Like Rebecca, more than three-quarters of the girls who come are ardent web surfers and users of social media but never before tried programming.
Rebecca began in a nine-week class in video-game design, and loved it. "It was fun and challenging at times," she said. Since then, she has participated in BGC programs over the school breaks. She also has taken part in Bay Area "hackathons," which engage students of color over an intensive day or two to design apps aimed at solving problems in their communities. For instance, she served as a mentor at the first Startup Weekend-Black Male Achievement in Oakland in February. The event brought youth of color together with developers and leaders from tech companies to answer questions such this: Could a smart phone app have saved the life of Trayvon Martin?
Through events, ideas, and connections like this, Rebecca, who is home-schooled, has discovered a world of online resources to further develop her skills. She also has found the self-confidence to aim high and pursue her dreams. "I feel accomplished," she said. She hopes to go to a top university in computer science and become a video game developer. "She's realizing it's okay to be a girl geek," said her mother, Wilda Taylor.
Hands-on and high impact
Inspiring and educating kids like Rebecca is only part of the solution to the opportunity gap.

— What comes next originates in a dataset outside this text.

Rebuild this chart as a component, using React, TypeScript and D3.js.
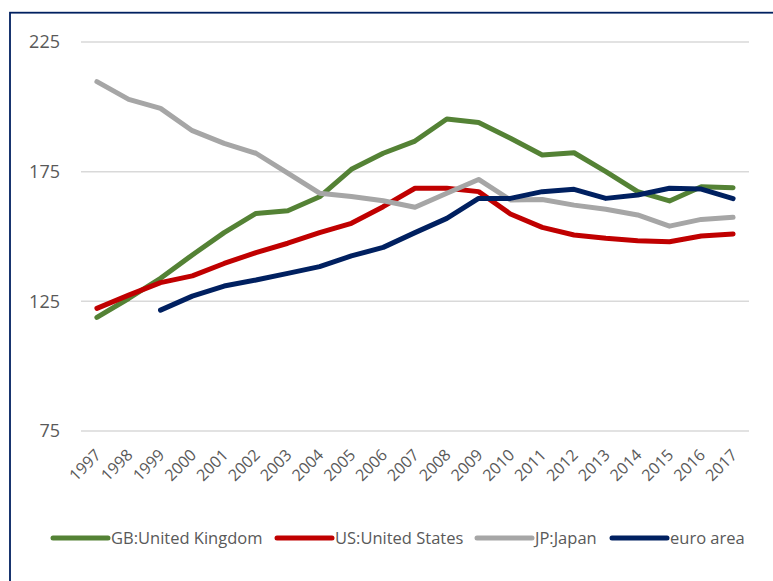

In order for computer science students and graduates to have opportunities to get their foot in the door, they must be connected to the all-important internships that build résumés and professional networks and often lead to jobs.
That's where CODE2040 comes in. Through this program, the nonprofit places high-performing black and Latino software engineering majors in paid summer internships at tech companies in Silicon Valley and San Francisco. Each cohort of "fellows"— this summer's will be the third — also takes part in a 10-week program of mentorship and leadership training, to cement relationships within the group and to encourage participants to "pay it forward" by guiding and supporting students coming up behind them. For instance, two members of the inaugural class in 2012 served as mentors last summer. And last summer's interns coached this year's applicants through the rigorous screening and testing process.
The idea behind CODE2040 is to develop all the strengths and assets that aren't taught in the classroom but that are critical to success in the world of Silicon Valley — collaboration, team leadership, and access to networks.
"The program is very high touch, very comprehensive," said Iris Gardner, CODE2040 manager of events and outreach. "Students get exposure to every possible piece of the tech economy, and they leave the summer with every possible skill."
Spots are highly competitive — last year the program received 400 applications for 18 positions. This summer's program will expand again.
And as the program has grown, its leaders have learned that they, too, must crack open their door wider. They recruited their first cohort from the nation's top 10 universities in computer science, such as Stanford and MIT. But African Americans and Latinos are underrepresented in these programs, so CODE2040 cast a wider net.
Last year, the program actively recruited at 21 schools. Among them are the University of Maryland, Baltimore County; Georgia Tech; University of Texas-Pan American, and other schools graduating STEM majors of color.
"You have to think outside the box about where you're going to get your talent," Gardner said.